The U.S. Department of Commerce’s National Telecommunications and Information Administration (NTIA) issued its final rule for a digital-to-analog converter box coupon program that will subsidize the cost of special equipment that some consumers may need to continue receiving television broadcasts, once full-power analog TV broadcasts cease on Feb. 17, 2009.

The final rule establishes the framework for the converter box coupon program and provides guidance for consumers, television converter box manufacturers and retailers regarding eligibility, responsibilities and certifications.

Households using analog televisions will not be able to receive digital broadcasts after Feb. 17, 2009, unless the analog television is connected to a box that converts the digital signal to an analog format, or the analog television is connected to cable or satellite service.

Under the NTIA plan, starting Jan. 1, 2008, all U.S. households will be eligible to request up to two $40 coupons to be used toward the purchase of up to two digital-to-analog converter boxes. Coupons will be issued to qualified applicants until $990 million in initial funding has been exhausted.

Once the initial fund is used up, Congress can authorize spending an additional $510 million to fulfill coupon requests.

However, if the additional funds are needed, eligibility for those coupons will be limited exclusively to over-the- air-only television households, according to NTIA rules.

Consumers requesting coupons from the secondary fund will be required to certify to the NTIA that they do not subscribe to cable, satellite or other pay television services.

“This program is structured to monitor demand to help ensure that over-the-air reliant households will not lose total access to television broadcasts after the Feb. 17, 2009, transition date,” an NTIA statement reads.

“With the coupon program and a successful analog-to-digital transition involving the public, industry and government, the switch from analog to digital television will be completed as planned,” said John Kneuer, Assistant Secretary for Communication and Information.

Under the final rule, eligible households will be able to request coupons from NTIA through “a Web site, over the phone or by mail between Jan. 1, 2008, and March 31, 2009.”

Coupons will be tracked electronically using equipment participating retailers will be required to install. The system uses unique ID numbers to verify each transaction at the retailer’s point of sale terminal through NTIA’s coupon distribution database, the NTIA said.

“Similar to gift cards, this type of coupon will be consumer-friendly and minimize the opportunity for waste, fraud and abuse,” according to a statement on the program.

Eligible converter boxes under the program will have very limited functionality, as outlined in the final rule.

Eligible devices may not provide for “more than simply converting a digital over- the-air television signal (ATSC) for display on an analog television receiver (NTSC). Examples of ineligible devices include integrated video displays, or devices that provide video or audio recording or playback capability such as VCR, DVD, HD DVD or Blu-ray Disc players and others.
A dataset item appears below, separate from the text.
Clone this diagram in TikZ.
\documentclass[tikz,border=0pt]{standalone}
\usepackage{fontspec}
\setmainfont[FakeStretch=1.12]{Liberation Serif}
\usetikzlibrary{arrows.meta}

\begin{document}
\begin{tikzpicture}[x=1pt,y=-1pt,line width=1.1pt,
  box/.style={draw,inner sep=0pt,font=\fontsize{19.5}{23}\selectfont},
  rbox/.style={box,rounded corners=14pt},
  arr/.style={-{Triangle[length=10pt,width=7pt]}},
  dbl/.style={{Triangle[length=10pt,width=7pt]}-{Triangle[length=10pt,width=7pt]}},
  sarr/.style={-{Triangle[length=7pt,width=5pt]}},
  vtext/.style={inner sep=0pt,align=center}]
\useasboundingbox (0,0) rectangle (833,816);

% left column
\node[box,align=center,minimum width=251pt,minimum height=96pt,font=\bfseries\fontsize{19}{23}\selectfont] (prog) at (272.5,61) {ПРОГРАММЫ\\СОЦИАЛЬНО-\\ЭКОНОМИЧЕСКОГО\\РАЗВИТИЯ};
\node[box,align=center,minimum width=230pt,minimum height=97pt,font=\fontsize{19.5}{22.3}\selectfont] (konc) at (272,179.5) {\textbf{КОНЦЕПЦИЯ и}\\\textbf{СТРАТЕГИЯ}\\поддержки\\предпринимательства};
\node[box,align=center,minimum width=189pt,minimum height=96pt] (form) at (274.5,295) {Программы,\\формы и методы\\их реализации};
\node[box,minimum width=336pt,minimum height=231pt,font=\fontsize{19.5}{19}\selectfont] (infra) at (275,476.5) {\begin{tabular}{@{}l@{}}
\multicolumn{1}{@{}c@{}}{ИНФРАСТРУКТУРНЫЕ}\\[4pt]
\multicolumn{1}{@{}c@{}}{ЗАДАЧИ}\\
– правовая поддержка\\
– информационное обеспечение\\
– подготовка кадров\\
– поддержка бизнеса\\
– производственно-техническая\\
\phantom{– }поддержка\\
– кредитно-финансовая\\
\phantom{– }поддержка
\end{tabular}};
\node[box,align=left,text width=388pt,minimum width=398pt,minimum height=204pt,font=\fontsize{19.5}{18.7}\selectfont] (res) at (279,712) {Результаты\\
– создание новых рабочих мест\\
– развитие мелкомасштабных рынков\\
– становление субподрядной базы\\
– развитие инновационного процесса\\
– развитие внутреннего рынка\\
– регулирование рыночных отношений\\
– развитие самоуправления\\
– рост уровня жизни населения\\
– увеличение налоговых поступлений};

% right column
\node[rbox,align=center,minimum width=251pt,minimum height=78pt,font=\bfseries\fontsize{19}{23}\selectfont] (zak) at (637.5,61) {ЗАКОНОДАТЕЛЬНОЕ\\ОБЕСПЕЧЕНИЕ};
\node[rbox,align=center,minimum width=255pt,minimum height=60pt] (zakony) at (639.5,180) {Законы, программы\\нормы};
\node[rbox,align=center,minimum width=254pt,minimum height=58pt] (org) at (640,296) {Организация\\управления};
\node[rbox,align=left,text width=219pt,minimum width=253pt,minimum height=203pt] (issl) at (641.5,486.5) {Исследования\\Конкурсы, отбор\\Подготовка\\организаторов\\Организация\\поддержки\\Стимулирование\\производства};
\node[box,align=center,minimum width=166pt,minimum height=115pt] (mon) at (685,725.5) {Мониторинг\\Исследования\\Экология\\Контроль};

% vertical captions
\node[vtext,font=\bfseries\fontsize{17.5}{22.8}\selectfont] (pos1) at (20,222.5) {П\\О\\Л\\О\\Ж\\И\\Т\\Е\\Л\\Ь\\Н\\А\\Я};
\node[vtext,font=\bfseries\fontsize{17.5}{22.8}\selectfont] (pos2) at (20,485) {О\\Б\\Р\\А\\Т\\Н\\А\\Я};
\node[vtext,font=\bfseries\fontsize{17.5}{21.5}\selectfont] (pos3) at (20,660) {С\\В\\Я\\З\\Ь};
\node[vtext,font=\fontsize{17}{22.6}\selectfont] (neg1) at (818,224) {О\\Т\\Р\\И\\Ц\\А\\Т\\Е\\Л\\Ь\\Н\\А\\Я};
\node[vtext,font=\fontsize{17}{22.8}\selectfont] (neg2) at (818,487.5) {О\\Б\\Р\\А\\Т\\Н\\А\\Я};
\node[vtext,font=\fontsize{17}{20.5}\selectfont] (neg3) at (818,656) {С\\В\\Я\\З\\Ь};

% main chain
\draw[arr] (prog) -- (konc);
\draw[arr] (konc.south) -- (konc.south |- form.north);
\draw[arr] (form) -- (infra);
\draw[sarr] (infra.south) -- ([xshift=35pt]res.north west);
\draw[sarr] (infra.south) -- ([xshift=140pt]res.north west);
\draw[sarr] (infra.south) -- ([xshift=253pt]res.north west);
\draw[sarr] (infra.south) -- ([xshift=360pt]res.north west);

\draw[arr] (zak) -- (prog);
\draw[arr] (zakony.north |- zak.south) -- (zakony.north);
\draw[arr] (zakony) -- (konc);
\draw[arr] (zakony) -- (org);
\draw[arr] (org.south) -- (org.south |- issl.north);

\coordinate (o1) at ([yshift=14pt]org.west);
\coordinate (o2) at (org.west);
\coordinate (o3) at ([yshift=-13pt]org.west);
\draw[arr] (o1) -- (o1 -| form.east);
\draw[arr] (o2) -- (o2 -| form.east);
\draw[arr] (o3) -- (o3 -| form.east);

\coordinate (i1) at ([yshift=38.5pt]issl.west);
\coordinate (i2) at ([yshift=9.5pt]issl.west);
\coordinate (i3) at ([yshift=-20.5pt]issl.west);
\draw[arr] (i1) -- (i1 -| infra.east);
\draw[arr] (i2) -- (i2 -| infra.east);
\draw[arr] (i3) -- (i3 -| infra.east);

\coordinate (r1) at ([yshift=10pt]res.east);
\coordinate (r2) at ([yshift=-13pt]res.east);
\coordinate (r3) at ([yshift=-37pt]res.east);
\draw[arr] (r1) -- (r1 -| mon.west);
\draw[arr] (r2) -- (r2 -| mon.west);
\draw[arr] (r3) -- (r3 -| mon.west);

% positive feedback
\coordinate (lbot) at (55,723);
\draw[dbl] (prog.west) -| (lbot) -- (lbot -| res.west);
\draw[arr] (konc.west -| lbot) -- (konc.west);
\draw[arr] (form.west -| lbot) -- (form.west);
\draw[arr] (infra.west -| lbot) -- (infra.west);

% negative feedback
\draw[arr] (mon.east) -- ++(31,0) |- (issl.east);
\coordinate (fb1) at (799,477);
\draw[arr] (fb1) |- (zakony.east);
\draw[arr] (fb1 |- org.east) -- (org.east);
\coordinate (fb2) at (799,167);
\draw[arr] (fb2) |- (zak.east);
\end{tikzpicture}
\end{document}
Eligible set-top boxes may have composite video and S-video outputs, but may not include jacks for DVI, HDMI, component video (YPbPr); computer video (VGA); USB IEEE-1394 (iLink or Firewire), Ethernet (IEEE-802.3) or Wireless (IEEE-802.11).

Manufacturers may include a programmable universal remote control to operate the equipment and other existing video and audio equipment.

Other permitted features include battery power operation, as well as external AC/DC power, additional cables, the display of additional signal quality information and compliance with energy standards such as the EPA Energy Star program or state regulatory authorities.

Through the joint encouragement of the Consumer Electronics Association, NAB and Association for Maximum Service Televisions (MSTV), manufacturers of eligible converter devices will not be precluded from including optional functions that aid in the reception or navigation of over-the-air programs, such as electronic program guides and “smart antenna” interfaces.

Manufacturers seeking to have their converter boxes certified by NTIA as eligible for purchase with the coupon must follow a technical approval process, including submission of production models and certified testing results for review and possible testing by the FCC.

NTIA will identify certified eligible converter boxes and add the product information to the electronic systems database to tie into retailers’ point of sale terminals.